::: Information provided

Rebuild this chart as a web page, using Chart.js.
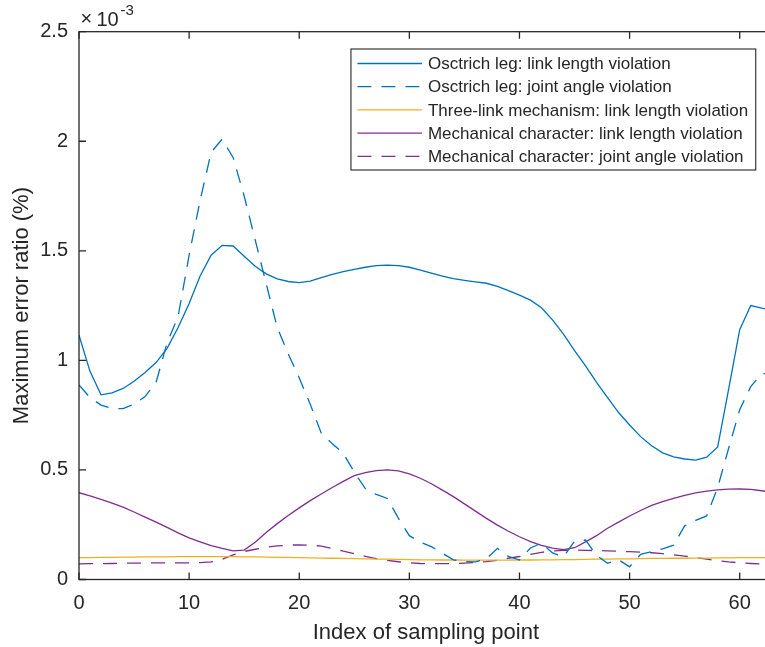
<!DOCTYPE html>
<html>
<head>
<meta charset="utf-8">
<script src="https://cdn.jsdelivr.net/npm/chart.js@4"></script>
<style>
  html, body { margin: 0; padding: 0; background: #fff; overflow: hidden; }
</style>
</head>
<body>
<canvas id="errChart" width="775" height="647"></canvas>
<script>
// index of sampling point (x axis)
const sampleIndex = [0, 1, 2, 3, 4, 5, 6, 7, 8, 9, 10, 11, 12, 13, 14, 15, 16, 17, 18, 19,
  20, 21, 22, 23, 24, 25, 26, 27, 28, 29, 30, 31, 32, 33, 34, 35, 36, 37, 38, 39,
  40, 41, 42, 43, 44, 45, 46, 47, 48, 49, 50, 51, 52, 53, 54, 55, 56, 57, 58, 59,
  60, 61, 62, 63];

// max error ratio, in units of 1e-3 %
const ostrichLinkLength = [1.115, 0.95, 0.843, 0.852, 0.872, 0.905, 0.945, 0.99, 1.055, 1.15,
  1.26, 1.385, 1.48, 1.525, 1.522, 1.475, 1.43, 1.395, 1.372, 1.36,
  1.355, 1.362, 1.378, 1.393, 1.405, 1.415, 1.425, 1.432, 1.435, 1.432,
  1.425, 1.412, 1.398, 1.385, 1.373, 1.365, 1.358, 1.352, 1.338, 1.318,
  1.298, 1.275, 1.24, 1.185, 1.12, 1.045, 0.975, 0.9, 0.83, 0.762,
  0.705, 0.652, 0.61, 0.578, 0.56, 0.55, 0.545, 0.558, 0.605, 0.87,
  1.14, 1.25, 1.238, 1.228];

const ostrichJointAngle = [0.888, 0.83, 0.796, 0.78, 0.78, 0.8, 0.835, 0.9, 1.08, 1.2,
  1.48, 1.73, 1.95, 2.01, 1.925, 1.75, 1.55, 1.35, 1.15, 1.03,
  0.92, 0.8, 0.668, 0.62, 0.576, 0.49, 0.415, 0.388, 0.37, 0.28,
  0.2, 0.17, 0.15, 0.12, 0.09, 0.082, 0.08, 0.095, 0.142, 0.105,
  0.089, 0.144, 0.166, 0.121, 0.104, 0.175, 0.18, 0.11, 0.074, 0.09,
  0.058, 0.115, 0.127, 0.14, 0.157, 0.245, 0.27, 0.29, 0.42, 0.6,
  0.775, 0.88, 0.94, 0.94];

const threeLinkLength = [0.1, 0.1, 0.101, 0.101, 0.102, 0.102, 0.103, 0.103, 0.103, 0.104,
  0.104, 0.104, 0.104, 0.104, 0.104, 0.103, 0.103, 0.102, 0.101, 0.101,
  0.1, 0.099, 0.098, 0.097, 0.096, 0.095, 0.094, 0.093, 0.093, 0.092,
  0.091, 0.09, 0.09, 0.089, 0.089, 0.088, 0.088, 0.088, 0.088, 0.088,
  0.089, 0.089, 0.09, 0.09, 0.091, 0.091, 0.092, 0.093, 0.093, 0.094,
  0.094, 0.095, 0.096, 0.096, 0.097, 0.097, 0.098, 0.098, 0.099, 0.099,
  0.1, 0.1, 0.1, 0.1];

const mechLinkLength = [0.396, 0.382, 0.366, 0.349, 0.33, 0.308, 0.285, 0.262, 0.238, 0.213,
  0.19, 0.172, 0.155, 0.142, 0.131, 0.134, 0.17, 0.214, 0.255, 0.292,
  0.327, 0.36, 0.39, 0.42, 0.448, 0.474, 0.488, 0.497, 0.5, 0.496,
  0.482, 0.462, 0.437, 0.408, 0.378, 0.345, 0.312, 0.279, 0.248, 0.22,
  0.195, 0.173, 0.156, 0.143, 0.136, 0.145, 0.172, 0.2, 0.234, 0.262,
  0.29, 0.315, 0.338, 0.355, 0.37, 0.384, 0.395, 0.403, 0.409, 0.412,
  0.413, 0.411, 0.405, 0.398];

const mechJointAngle = [0.071, 0.072, 0.072, 0.073, 0.074, 0.075, 0.075, 0.076, 0.076, 0.076,
  0.076, 0.077, 0.08, 0.092, 0.112, 0.128, 0.138, 0.147, 0.153, 0.157,
  0.158, 0.157, 0.152, 0.142, 0.13, 0.118, 0.106, 0.095, 0.087, 0.081,
  0.076, 0.073, 0.072, 0.072, 0.073, 0.075, 0.078, 0.082, 0.088, 0.097,
  0.105, 0.115, 0.124, 0.13, 0.133, 0.134, 0.133, 0.132, 0.131, 0.129,
  0.127, 0.125, 0.122, 0.118, 0.113, 0.107, 0.1, 0.093, 0.086, 0.08,
  0.076, 0.073, 0.071, 0.07];

const seriesNames = [
  "Osctrich leg: link length violation",
  "Osctrich leg: joint angle violation",
  "Three-link mechanism: link length violation",
  "Mechanical character: link length violation",
  "Mechanical character: joint angle violation",
];

const xTicks = [0, 10, 20, 30, 40, 50, 60];

const FONT = "'Liberation Sans', Arial, Helvetica, sans-serif";
const AXIS_COLOR = "#262626";
const BLUE = "#0072BD";
const YELLOW = "#EDB120";
const PURPLE = "#7E2F8E";
const DASH = [14, 10];

function line(label, data, color, dashed) {
  return {
    label: label,
    data: data,
    borderColor: color,
    backgroundColor: color,
    borderWidth: 1.3,
    borderDash: dashed ? DASH : [],
    pointRadius: 0,
    tension: 0,
    fill: false,
  };
}

// MATLAB style box with inward ticks, exponent label and legend
const matlabAxes = {
  id: "matlabAxes",
  afterDatasetsDraw(chart) {
    const { ctx, chartArea: a, scales } = chart;
    const xs = scales.x, ys = scales.y;
    ctx.save();
    ctx.strokeStyle = AXIS_COLOR;
    ctx.lineWidth = 1.3;
    ctx.setLineDash([]);
    ctx.strokeRect(a.left, a.top, a.right - a.left, a.bottom - a.top);

    ctx.beginPath();
    xs.ticks.forEach(t => {
      const px = xs.getPixelForValue(t.value);
      ctx.moveTo(px, a.bottom); ctx.lineTo(px, a.bottom - 7);
      ctx.moveTo(px, a.top); ctx.lineTo(px, a.top + 7);
    });
    ys.ticks.forEach(t => {
      const py = ys.getPixelForValue(t.value);
      ctx.moveTo(a.left, py); ctx.lineTo(a.left + 7, py);
      ctx.moveTo(a.right, py); ctx.lineTo(a.right - 7, py);
    });
    ctx.stroke();

    // x10^-3
    ctx.fillStyle = AXIS_COLOR;
    ctx.textBaseline = "alphabetic";
    ctx.textAlign = "left";
    ctx.font = "20px " + FONT;
    ctx.fillText("\u00d7", 80.5, 25);
    ctx.fillText("10", 96.5, 25.5);
    ctx.font = "15px " + FONT;
    ctx.fillText("-3", 120.5, 15);

    // legend
    ctx.font = "17px " + FONT;
    const ds = chart.data.datasets;
    let maxW = 0;
    ds.forEach(d => { maxW = Math.max(maxW, ctx.measureText(d.label).width); });
    const rowH = 23.2;
    const boxW = 77 + maxW + 7.5;
    const boxH = 121;
    const right = a.right - 17;
    const top = a.top + 17.3;
    const left = right - boxW;
    ctx.fillStyle = "#fff";
    ctx.fillRect(left, top, boxW, boxH);
    ctx.lineWidth = 1.1;
    ctx.strokeStyle = AXIS_COLOR;
    ctx.strokeRect(left, top, boxW, boxH);
    ctx.textBaseline = "middle";
    ds.forEach((d, i) => {
      const y = top + 14.5 + i * rowH;
      ctx.strokeStyle = d.borderColor;
      ctx.lineWidth = d.borderWidth;
      ctx.setLineDash(d.borderDash || []);
      ctx.beginPath();
      ctx.moveTo(left + 6.5, y);
      ctx.lineTo(left + 71, y);
      ctx.stroke();
      ctx.setLineDash([]);
      ctx.fillStyle = AXIS_COLOR;
      ctx.fillText(d.label, left + 77, y + 1);
    });
    ctx.restore();
  },
};

const errCtx = document.getElementById("errChart").getContext("2d");

const errChart = new Chart(errCtx, {
  type: "line",
  data: {
    labels: sampleIndex,
    datasets: [
      line(seriesNames[0], ostrichLinkLength, BLUE, false),
      line(seriesNames[1], ostrichJointAngle, BLUE, true),
      line(seriesNames[2], threeLinkLength, YELLOW, false),
      line(seriesNames[3], mechLinkLength, PURPLE, false),
      line(seriesNames[4], mechJointAngle, PURPLE, true),
    ],
  },
  options: {
    responsive: false,
    animation: false,
    layout: { padding: { left: 0, top: 31.7, right: 2.25, bottom: 0 } },
    plugins: {
      legend: { display: false },
      tooltip: { enabled: false },
    },
    scales: {
      x: {
        type: "linear",
        min: 0,
        max: 63,
        grid: { display: false, drawTicks: false },
        border: { display: false },
        afterBuildTicks: (scale) => { scale.ticks = xTicks.map(v => ({ value: v })); },
        afterFit: (scale) => { scale.height = 67.5; },
        ticks: {
          padding: 12,
          color: AXIS_COLOR,
          font: { family: FONT, size: 20 },
          maxRotation: 0,
        },
        title: {
          display: true,
          text: "Index of sampling point",
          color: AXIS_COLOR,
          font: { family: FONT, size: 22 },
          padding: { top: 0, bottom: 1 },
        },
      },
      y: {
        min: 0,
        max: 2.5,
        grid: { display: false, drawTicks: false },
        border: { display: false },
        afterFit: (scale) => { scale.width = 79; },
        ticks: {
          stepSize: 0.5,
          padding: 11,
          color: AXIS_COLOR,
          font: { family: FONT, size: 20 },
          callback: (v) => String(v),
        },
        title: {
          display: true,
          text: "Maximum error ratio (%)",
          color: AXIS_COLOR,
          font: { family: FONT, size: 22 },
          padding: { top: 9, bottom: 0 },
        },
      },
    },
  },
  plugins: [matlabAxes],
});
</script>
</body>
</html>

::::::

Look at the listing and set down only the lines from its start through the line with "60, 61, 62, 63];", word for word and without pictures.

Rebuild this chart as a web page, using Chart.js.
<!DOCTYPE html>
<html>
<head>
<meta charset="utf-8">
<script src="https://cdn.jsdelivr.net/npm/chart.js@4"></script>
<style>
  html, body { margin: 0; padding: 0; background: #fff; overflow: hidden; }
</style>
</head>
<body>
<canvas id="errChart" width="775" height="647"></canvas>
<script>
// index of sampling point (x axis)
const sampleIndex = [0, 1, 2, 3, 4, 5, 6, 7, 8, 9, 10, 11, 12, 13, 14, 15, 16, 17, 18, 19,
  20, 21, 22, 23, 24, 25, 26, 27, 28, 29, 30, 31, 32, 33, 34, 35, 36, 37, 38, 39,
  40, 41, 42, 43, 44, 45, 46, 47, 48, 49, 50, 51, 52, 53, 54, 55, 56, 57, 58, 59,
  60, 61, 62, 63];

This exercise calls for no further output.